Large sections of the radio industry classify any program counseling the nonuse of alcoholic beverages as controversial. Many licensees refuse to sell time on an equal basis for temperance broadcasts. They take the position that such broadcasts can be properly made only on free or sustaining time. On the other hand, the dealers in malt and vinous liquors have been treated as the sellers of merchandise, and have been permitted to purchase time at the hours when there is the largest listening audience, and with a continuity of program for a propaganda which actively urges the listener to buy, use, and drink the advertised product. The result has been an inequality of opportunity between the speakers for the two schools of thought, those advocating abstinence, and those commercially, interested in the promotion of liquor sale.

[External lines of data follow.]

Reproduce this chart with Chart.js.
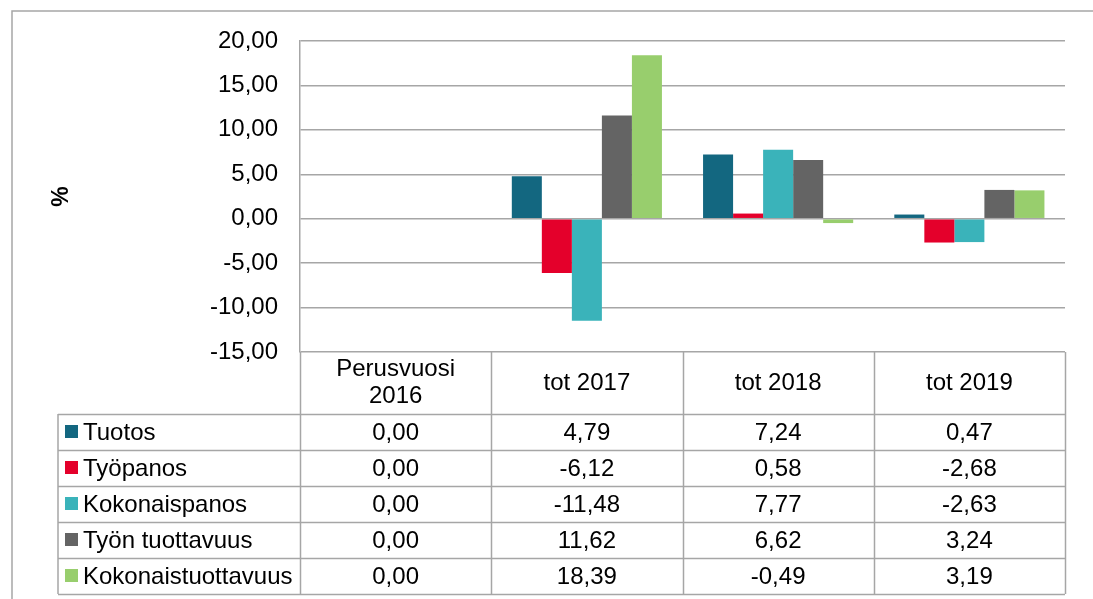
<!DOCTYPE html>
<html>
<head>
<meta charset="utf-8">
<script src="https://cdn.jsdelivr.net/npm/chart.js@4.4.1/dist/chart.umd.min.js"></script>
<style>
  body { margin: 0; background: #fff; }
  #wrap { width: 1093px; height: 599px; }
</style>
</head>
<body>
<div id="wrap"><canvas id="chart" width="1093" height="599"></canvas></div>
<script>
const categories = [['Perusvuosi', '2016'], 'tot 2017', 'tot 2018', 'tot 2019'];
const seriesNames = ['Tuotos', 'Työpanos', 'Kokonaispanos', 'Työn tuottavuus', 'Kokonaistuottavuus'];
const seriesColors = ['#136780', '#E4002B', '#3AB3BA', '#646464', '#98CE6D'];
const tuotos = [0.00, 4.79, 7.24, 0.47];
const tyopanos = [0.00, -6.12, 0.58, -2.68];
const kokonaispanos = [0.00, -11.48, 7.77, -2.63];
const tyonTuottavuus = [0.00, 11.62, 6.62, 3.24];
const kokonaistuottavuus = [0.00, 18.39, -0.49, 3.19];
const yTicks = [-15, -10, -5, 0, 5, 10, 15, 20];

const allSeries = [tuotos, tyopanos, kokonaispanos, tyonTuottavuus, kokonaistuottavuus];
const fmt = v => v.toFixed(2).replace('.', ',');
const FONT = '"Liberation Sans", Arial, sans-serif';
const lineCol = '#a6a6a6';

// outer frame + data table under the plot
const tablePlugin = {
  id: 'dataTable',
  beforeDraw(chart) {
    const ctx = chart.ctx;
    ctx.save();
    ctx.strokeStyle = lineCol;
    ctx.lineWidth = 1.5;
    ctx.beginPath();
    ctx.moveTo(12, 599);
    ctx.lineTo(12, 11);
    ctx.lineTo(1093, 11);
    ctx.stroke();
    ctx.restore();
  },
  afterDraw(chart) {
    const ctx = chart.ctx;
    const x = chart.scales.x;
    const area = chart.chartArea;
    const colW = (area.right - area.left) / categories.length;
    const top = area.bottom;
    const headH = 62, rowH = 36;
    const labelLeft = 58;
    const bottom = top + headH + rowH * seriesNames.length;

    ctx.save();
    ctx.strokeStyle = lineCol;
    ctx.lineWidth = 1.5;
    ctx.beginPath();
    // verticals for category columns
    for (let i = 0; i <= categories.length; i++) {
      const px = Math.round(area.left + colW * i) + 0.5;
      ctx.moveTo(px, top);
      ctx.lineTo(px, bottom);
    }
    ctx.moveTo(labelLeft, top + headH);
    ctx.lineTo(labelLeft, bottom);
    // horizontals
    for (let r = 0; r <= seriesNames.length; r++) {
      const py = Math.round(top + headH + rowH * r) + 0.5;
      ctx.moveTo(labelLeft, py);
      ctx.lineTo(area.right, py);
    }
    ctx.stroke();

    ctx.fillStyle = '#000';
    ctx.font = '24px ' + FONT;
    ctx.textAlign = 'center';
    ctx.textBaseline = 'middle';
    categories.forEach((c, i) => {
      const cx = x.getPixelForValue(i);
      const lines = Array.isArray(c) ? c : [c];
      const lh = 27;
      const y0 = top + headH / 2 - (lines.length - 1) * lh / 2;
      lines.forEach((t, k) => ctx.fillText(t, cx, y0 + k * lh));
    });

    seriesNames.forEach((name, r) => {
      const cy = top + headH + rowH * r + rowH / 2;
      ctx.fillStyle = seriesColors[r];
      ctx.fillRect(65, cy - 7, 13, 13);
      ctx.fillStyle = '#000';
      ctx.textAlign = 'left';
      ctx.fillText(name, 83, cy + 1);
      ctx.textAlign = 'center';
      allSeries[r].forEach((v, i) => {
        ctx.fillText(fmt(v), x.getPixelForValue(i), cy + 1);
      });
    });
    ctx.restore();
  }
};

const ctx = document.getElementById('chart').getContext('2d');
new Chart(ctx, {
  type: 'bar',
  data: {
    labels: categories,
    datasets: seriesNames.map((name, i) => ({
      label: name,
      data: allSeries[i],
      backgroundColor: seriesColors[i],
      borderWidth: 0
    }))
  },
  options: {
    responsive: false,
    animation: false,
    categoryPercentage: 0.785,
    barPercentage: 1,
    layout: { padding: { top: 41, right: 28, bottom: 247, left: 48 } },
    plugins: {
      legend: { display: false },
      tooltip: { enabled: false }
    },
    scales: {
      x: { display: false },
      y: {
        min: -15,
        max: 20,
        afterBuildTicks: s => { s.ticks = yTicks.map(v => ({ value: v })); },
        afterFit: s => { s.width = 252; },
        grid: { color: lineCol, lineWidth: 1.5, drawTicks: false },
        border: { color: lineCol, width: 1.5 },
        ticks: {
          padding: 22,
          color: '#000',
          font: { family: FONT, size: 24 },
          callback: v => fmt(v)
        },
        title: {
          display: true,
          text: '%',
          color: '#000',
          padding: 0,
          font: { family: FONT, size: 23, weight: 'bold' }
        }
      }
    }
  },
  plugins: [tablePlugin]
});
</script>
</body>
</html>
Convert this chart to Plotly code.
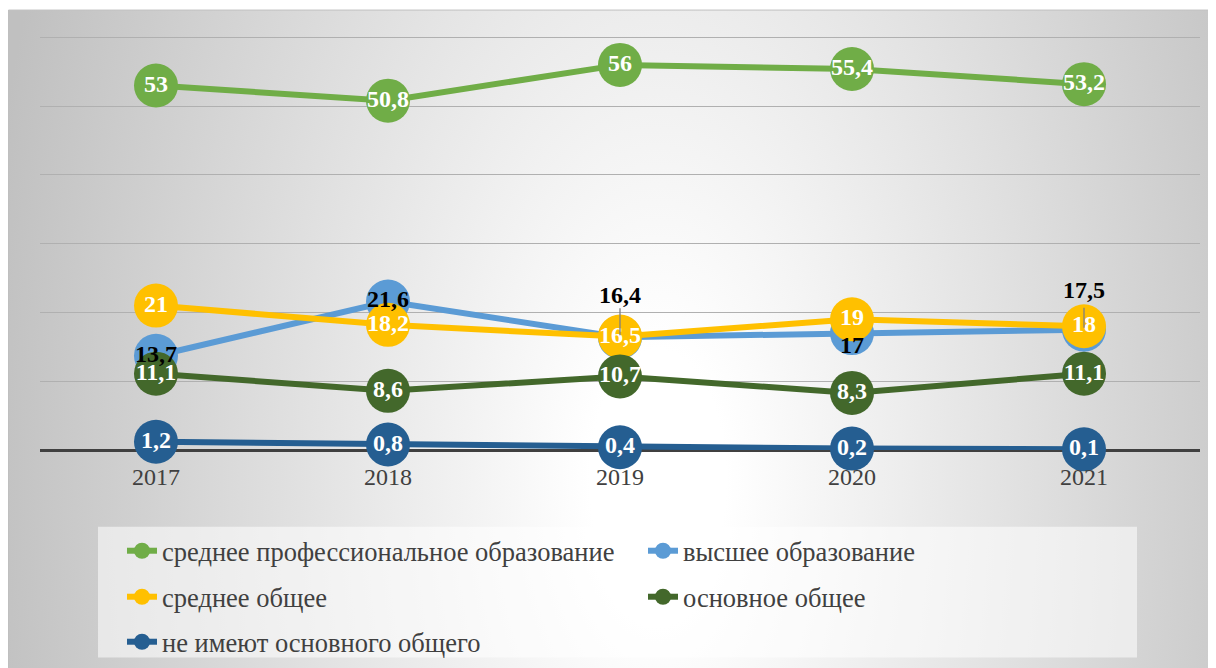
import base64
import plotly.graph_objects as go

# ---- data ----
years = ["2017", "2018", "2019", "2020", "2021"]
spo = [53, 50.8, 56, 55.4, 53.2]        # среднее профессиональное образование
vo = [13.7, 21.6, 16.4, 17, 17.5]       # высшее образование
so = [21, 18.2, 16.5, 19, 18]           # среднее общее
oo = [11.1, 8.6, 10.7, 8.3, 11.1]       # основное общее
ne = [1.2, 0.8, 0.4, 0.2, 0.1]          # не имеют основного общего

names = ["среднее профессиональное образование", "высшее образование",
         "среднее общее", "основное общее", "не имеют основного общего"]
series = [spo, vo, so, oo, ne]
colors = ["#70AD47", "#5B9BD5", "#FFC000", "#43682B", "#255E91"]


def fmt(v):
    return ("%g" % v).replace(".", ",")


# figure geometry (figure pixel coords; page is offset by the 8px body margin)
W, H = 1216, 668
L, R, T, B = 32, 24, 28, 225
PW, PH = W - L - R, H - T - B


def px_x(x):
    return (x - L) / PW


def px_y(y):
    return (H - B - y) / PH


SERIF = "Liberation Serif"
fig = go.Figure()
legends = ["legend", "legend2", "legend3", "legend4", "legend5"]
for idx, (name, vals, col, lg) in enumerate(zip(names, series, colors, legends)):
    white_labels = idx != 1
    fig.add_trace(go.Scatter(
        x=years, y=vals, name=name,
        mode="lines+markers+text" if white_labels else "lines+markers",
        text=["<b>" + fmt(v) + "</b>" for v in vals] if white_labels else None,
        textposition="middle center",
        textfont=dict(family=SERIF, size=24, color="white"),
        line=dict(color=col, width=6),
        marker=dict(color=col, size=44),
        cliponaxis=False, legend=lg, hoverinfo="skip",
    ))

# black labels of the blue series, drawn on top of everything
blue_textpos = ["middle center", "middle center", "top center", "bottom center", "top center"]
blue_offset_size = [10, 10, 44, 2, 39]
fig.add_trace(go.Scatter(
    x=years, y=vo, mode="markers+text", showlegend=False, hoverinfo="skip",
    text=["<b>" + fmt(v) + "</b>" for v in vo], textposition=blue_textpos,
    textfont=dict(family=SERIF, size=24, color="black"),
    marker=dict(size=blue_offset_size, color="rgba(0,0,0,0)", opacity=0,
                line=dict(width=0)),
    cliponaxis=False,
))

# leader lines for the labels placed above their points (x given as category index)
shapes = []
for i, top in [(2, 29), (4, 22)]:
    shapes.append(dict(type="line", xref="x", yref="y", x0=i, x1=i,
                       ysizemode="pixel", yanchor=vo[i], y0=2, y1=top,
                       line=dict(color="#7f7f7f", width=1.3), layer="above"))

# background radial gradient as inline SVG
svg = (
    '<svg xmlns="http://www.w3.org/2000/svg" width="1210" height="660">'
    '<defs><radialGradient id="g" gradientUnits="userSpaceOnUse" cx="650" cy="470" r="680" '
    'gradientTransform="translate(650,470) scale(1,1.9) translate(-650,-470)">'
    '<stop offset="0" stop-color="#ffffff"/><stop offset="0.1" stop-color="#ffffff"/>'
    '<stop offset="1" stop-color="#c0c0c0"/></radialGradient></defs>'
    '<rect x="0" y="0" width="1210" height="660" fill="url(#g)"/></svg>'
)
src = "data:image/svg+xml;base64," + base64.b64encode(svg.encode()).decode()

fx0, fy0 = 0, 2
images = [dict(source=src, xref="paper", yref="paper",
               x=px_x(fx0), y=px_y(fy0), sizex=1210 / PW, sizey=660 / PH,
               xanchor="left", yanchor="top", sizing="stretch", layer="below")]

shapes += [
    dict(type="rect", xref="paper", yref="paper",
         x0=px_x(fx0 + 0.5), x1=px_x(W + 5), y0=px_y(fy0), y1=px_y(H + 5),
         line=dict(color="#bfbfbf", width=1), fillcolor="rgba(0,0,0,0)", layer="below"),
    dict(type="rect", xref="paper", yref="paper",
         x0=px_x(90), x1=px_x(1129), y0=px_y(520), y1=px_y(651),
         line=dict(width=0), fillcolor="rgba(255,255,255,0.55)", layer="below"),
]

legend_font = dict(family=SERIF, size=26.5, color="#404040")
leg_pos = [(114, 543), (635, 543), (114, 589), (635, 589), (114, 634)]
leg_layout = {}
for lg, (lx, ly) in zip(legends, leg_pos):
    leg_layout[lg] = dict(x=px_x(lx), y=px_y(ly), xanchor="left", yanchor="middle",
                          bgcolor="rgba(0,0,0,0)", font=legend_font,
                          orientation="h", itemclick=False, itemdoubleclick=False)

fig.update_layout(
    width=W, height=H,
    margin=dict(l=L, r=R, t=T, b=B),
    paper_bgcolor="white", plot_bgcolor="rgba(0,0,0,0)",
    showlegend=True,
    xaxis=dict(type="category", range=[-0.5, 4.5], showgrid=False, zeroline=False,
               showline=False, ticks="", ticklabelstandoff=10,
               tickfont=dict(family=SERIF, size=24, color="#404040"),
               fixedrange=True),
    yaxis=dict(range=[0, 60.2], dtick=10, showgrid=True, gridcolor="#b0b0b0", gridwidth=1,
               zeroline=True, zerolinecolor="#404040", zerolinewidth=3,
               showticklabels=False, ticks="", fixedrange=True),
    shapes=shapes, images=images,
    **leg_layout,
)

fig.write_html("out.html")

A further inequality arises out of the fact that when the temperance broadcaster is denied the right to purchase time and is relegated to such free or sustaining time as the licensee may see fit to permit, and he is required to share that free or sustaining time with that alotted all other public or controversial issues. The net effect of this is to permit a constant propaganda of advocacy of drinking with a wholly unequal opportunity for the urging of abstinence. In granting or withholding the privileges of radio advertising a distinction should be made between controversial public issues generally and those cases in which the controversy grows out of the sale and use of the product advertised

There are differences with respect to matters which are the subject of public controversy. They have their origin in different causes. Some are ephemeral and occupy attention but for the moment. The struggle to prevent alcoholism is age long, has been continuous, and grows in large measure out of the use of a product which is being advertised commercially by radio licensees. Because of their inherent characteristics, intoxicating liquors have come to occupy a different constitutional status in our jurisprudence from other commodities. From the standpoint of constitutional law intoxicating liquors have a status different from that enjoyed by other commodities

This principle has been sustained in many decisions by the Supreme Court. In Crowley v. Christensen (137 U. S. 86, 34 L. Ed. 620) it was said:

"There is no inherent right in the citizen to thus sell intoxicating liquors by retail. It is not a privilege of a citizen of a State or of a citizen of the United States. As it is a business attended with danger to the community, it may, as already said, be entirely prohibited, or be permitted under conditions as will limit to the utmost its evils. The amount and extent of the regulation rests in the discretion of the governing authority."

See also James Clark Dist. Co. v. W. Md. Railway Co. (242 U. S. 311); Crane v. Campbell (245 U. S. 304); Samuels v. McCurdy (267 U. S. 188); State ex rel George v. Aiken (26 L. R. A. 345); Wilkinson v. Murphy (186 So. 487, 121 A. L. R. 883); Conn. Court of Errors and Appeals (in 129 Conn. 619); McCandless v. State (181 S. W. (2) 154); Darby v. Pence (27 L. R. A. (N. S.) 1194, 107 Pac. 484); Hall v. Dunn (25 L. R. A. (N. S.) 193, 97 Pac. 811); New Orleans v. Smythe (6 L. R. A. (N. S.), 40 So. 33); South Shore Country Club v. People (12 L. R. A. (N. S.), 519, 8 N. E. 805); Brown v. Juggenheim (18 L. R. A. (N. S.) 386, 116 N. W. 966); State ex rel Harvey v. Mo. Athletic Club (L. R. A. 1915 C. 876, 170 S. W. 904); Smyth v. Butters (32 L. R. A. (N. S.) 393, 112 Pac. 809).

Under the Constitution beer enjoys no superior rights to hard liquors, so far as the exercise of the police power in the public interest is concerned

See Boston Brewing Co. v. Mass. (97 U. S. 25); Mugler v. Kansas (123 U. S. 123); Everard Breweries v. Day (265 U. S. 545); Ruppert v. Caffey (251 U. S. 264).